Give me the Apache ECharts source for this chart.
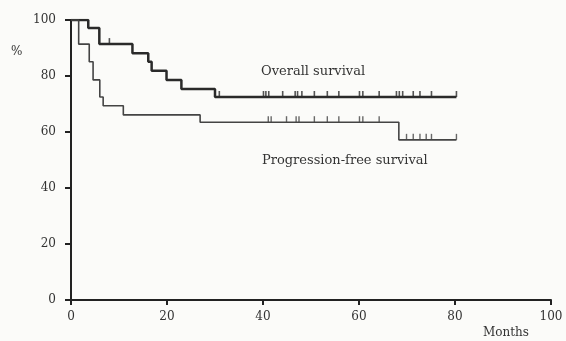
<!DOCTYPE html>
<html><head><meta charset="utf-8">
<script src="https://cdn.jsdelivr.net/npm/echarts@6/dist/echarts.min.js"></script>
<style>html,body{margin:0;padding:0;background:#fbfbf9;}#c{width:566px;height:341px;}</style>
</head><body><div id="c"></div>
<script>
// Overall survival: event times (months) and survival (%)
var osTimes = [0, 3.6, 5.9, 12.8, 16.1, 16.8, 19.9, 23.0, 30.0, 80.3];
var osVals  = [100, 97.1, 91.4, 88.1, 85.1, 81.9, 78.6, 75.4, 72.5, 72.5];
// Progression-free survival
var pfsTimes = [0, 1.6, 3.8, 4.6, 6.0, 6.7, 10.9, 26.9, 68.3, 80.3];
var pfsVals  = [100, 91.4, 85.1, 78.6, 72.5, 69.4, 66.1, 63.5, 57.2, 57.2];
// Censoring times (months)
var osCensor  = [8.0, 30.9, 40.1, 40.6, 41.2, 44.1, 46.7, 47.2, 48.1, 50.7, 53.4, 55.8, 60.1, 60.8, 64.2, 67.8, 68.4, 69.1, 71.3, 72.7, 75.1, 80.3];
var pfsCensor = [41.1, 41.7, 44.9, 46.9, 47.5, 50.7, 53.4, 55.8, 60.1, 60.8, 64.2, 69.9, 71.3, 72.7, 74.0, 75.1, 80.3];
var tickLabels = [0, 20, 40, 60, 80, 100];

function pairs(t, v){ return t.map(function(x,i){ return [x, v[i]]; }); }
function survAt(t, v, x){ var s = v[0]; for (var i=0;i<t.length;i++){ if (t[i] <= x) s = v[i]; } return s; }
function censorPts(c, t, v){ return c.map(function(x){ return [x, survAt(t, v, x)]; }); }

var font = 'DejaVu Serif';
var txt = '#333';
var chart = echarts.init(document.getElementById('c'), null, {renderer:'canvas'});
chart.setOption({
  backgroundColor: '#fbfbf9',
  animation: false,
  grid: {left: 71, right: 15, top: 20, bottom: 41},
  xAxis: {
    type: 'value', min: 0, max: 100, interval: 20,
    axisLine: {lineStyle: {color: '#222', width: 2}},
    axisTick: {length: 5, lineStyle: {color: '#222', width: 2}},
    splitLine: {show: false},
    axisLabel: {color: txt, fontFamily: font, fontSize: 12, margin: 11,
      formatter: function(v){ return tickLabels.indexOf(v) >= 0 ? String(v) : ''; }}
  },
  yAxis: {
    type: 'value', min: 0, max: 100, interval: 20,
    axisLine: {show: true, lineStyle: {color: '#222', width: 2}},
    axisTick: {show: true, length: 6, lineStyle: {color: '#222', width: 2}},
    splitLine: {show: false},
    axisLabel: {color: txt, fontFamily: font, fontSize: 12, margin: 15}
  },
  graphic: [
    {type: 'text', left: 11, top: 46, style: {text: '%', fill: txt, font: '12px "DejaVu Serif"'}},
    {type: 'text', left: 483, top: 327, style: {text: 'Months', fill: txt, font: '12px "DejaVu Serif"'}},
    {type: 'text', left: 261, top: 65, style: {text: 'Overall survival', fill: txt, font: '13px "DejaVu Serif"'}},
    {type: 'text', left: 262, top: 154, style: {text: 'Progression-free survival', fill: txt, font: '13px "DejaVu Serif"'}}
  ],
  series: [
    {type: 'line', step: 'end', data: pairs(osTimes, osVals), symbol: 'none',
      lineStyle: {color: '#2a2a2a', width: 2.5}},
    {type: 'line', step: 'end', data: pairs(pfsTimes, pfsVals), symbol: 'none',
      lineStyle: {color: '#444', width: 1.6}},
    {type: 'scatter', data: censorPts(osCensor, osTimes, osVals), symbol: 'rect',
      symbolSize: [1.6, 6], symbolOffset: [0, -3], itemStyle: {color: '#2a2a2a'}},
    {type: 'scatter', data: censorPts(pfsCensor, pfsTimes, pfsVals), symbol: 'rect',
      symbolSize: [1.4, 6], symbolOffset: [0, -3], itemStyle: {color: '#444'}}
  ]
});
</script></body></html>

▶ _What is needed_: The data above needs to be retyped exactly, with the images left out.

▶ _Exercise solution_:
Give me the Apache ECharts source for this chart.
<!DOCTYPE html>
<html><head><meta charset="utf-8">
<script src="https://cdn.jsdelivr.net/npm/echarts@6/dist/echarts.min.js"></script>
<style>html,body{margin:0;padding:0;background:#fbfbf9;}#c{width:566px;height:341px;}</style>
</head><body><div id="c"></div>
<script>
// Overall survival: event times (months) and survival (%)
var osTimes = [0, 3.6, 5.9, 12.8, 16.1, 16.8, 19.9, 23.0, 30.0, 80.3];
var osVals  = [100, 97.1, 91.4, 88.1, 85.1, 81.9, 78.6, 75.4, 72.5, 72.5];
// Progression-free survival
var pfsTimes = [0, 1.6, 3.8, 4.6, 6.0, 6.7, 10.9, 26.9, 68.3, 80.3];
var pfsVals  = [100, 91.4, 85.1, 78.6, 72.5, 69.4, 66.1, 63.5, 57.2, 57.2];
// Censoring times (months)
var osCensor  = [8.0, 30.9, 40.1, 40.6, 41.2, 44.1, 46.7, 47.2, 48.1, 50.7, 53.4, 55.8, 60.1, 60.8, 64.2, 67.8, 68.4, 69.1, 71.3, 72.7, 75.1, 80.3];
var pfsCensor = [41.1, 41.7, 44.9, 46.9, 47.5, 50.7, 53.4, 55.8, 60.1, 60.8, 64.2, 69.9, 71.3, 72.7, 74.0, 75.1, 80.3];
var tickLabels = [0, 20, 40, 60, 80, 100];

function pairs(t, v){ return t.map(function(x,i){ return [x, v[i]]; }); }
function survAt(t, v, x){ var s = v[0]; for (var i=0;i<t.length;i++){ if (t[i] <= x) s = v[i]; } return s; }
function censorPts(c, t, v){ return c.map(function(x){ return [x, survAt(t, v, x)]; }); }

var font = 'DejaVu Serif';
var txt = '#333';
var chart = echarts.init(document.getElementById('c'), null, {renderer:'canvas'});
chart.setOption({
  backgroundColor: '#fbfbf9',
  animation: false,
  grid: {left: 71, right: 15, top: 20, bottom: 41},
  xAxis: {
    type: 'value', min: 0, max: 100, interval: 20,
    axisLine: {lineStyle: {color: '#222', width: 2}},
    axisTick: {length: 5, lineStyle: {color: '#222', width: 2}},
    splitLine: {show: false},
    axisLabel: {color: txt, fontFamily: font, fontSize: 12, margin: 11,
      formatter: function(v){ return tickLabels.indexOf(v) >= 0 ? String(v) : ''; }}
  },
  yAxis: {
    type: 'value', min: 0, max: 100, interval: 20,
    axisLine: {show: true, lineStyle: {color: '#222', width: 2}},
    axisTick: {show: true, length: 6, lineStyle: {color: '#222', width: 2}},
    splitLine: {show: false},
    axisLabel: {color: txt, fontFamily: font, fontSize: 12, margin: 15}
  },
  graphic: [
    {type: 'text', left: 11, top: 46, style: {text: '%', fill: txt, font: '12px "DejaVu Serif"'}},
    {type: 'text', left: 483, top: 327, style: {text: 'Months', fill: txt, font: '12px "DejaVu Serif"'}},
    {type: 'text', left: 261, top: 65, style: {text: 'Overall survival', fill: txt, font: '13px "DejaVu Serif"'}},
    {type: 'text', left: 262, top: 154, style: {text: 'Progression-free survival', fill: txt, font: '13px "DejaVu Serif"'}}
  ],
  series: [
    {type: 'line', step: 'end', data: pairs(osTimes, osVals), symbol: 'none',
      lineStyle: {color: '#2a2a2a', width: 2.5}},
    {type: 'line', step: 'end', data: pairs(pfsTimes, pfsVals), symbol: 'none',
      lineStyle: {color: '#444', width: 1.6}},
    {type: 'scatter', data: censorPts(osCensor, osTimes, osVals), symbol: 'rect',
      symbolSize: [1.6, 6], symbolOffset: [0, -3], itemStyle: {color: '#2a2a2a'}},
    {type: 'scatter', data: censorPts(pfsCensor, pfsTimes, pfsVals), symbol: 'rect',
      symbolSize: [1.4, 6], symbolOffset: [0, -3], itemStyle: {color: '#444'}}
  ]
});
</script></body></html>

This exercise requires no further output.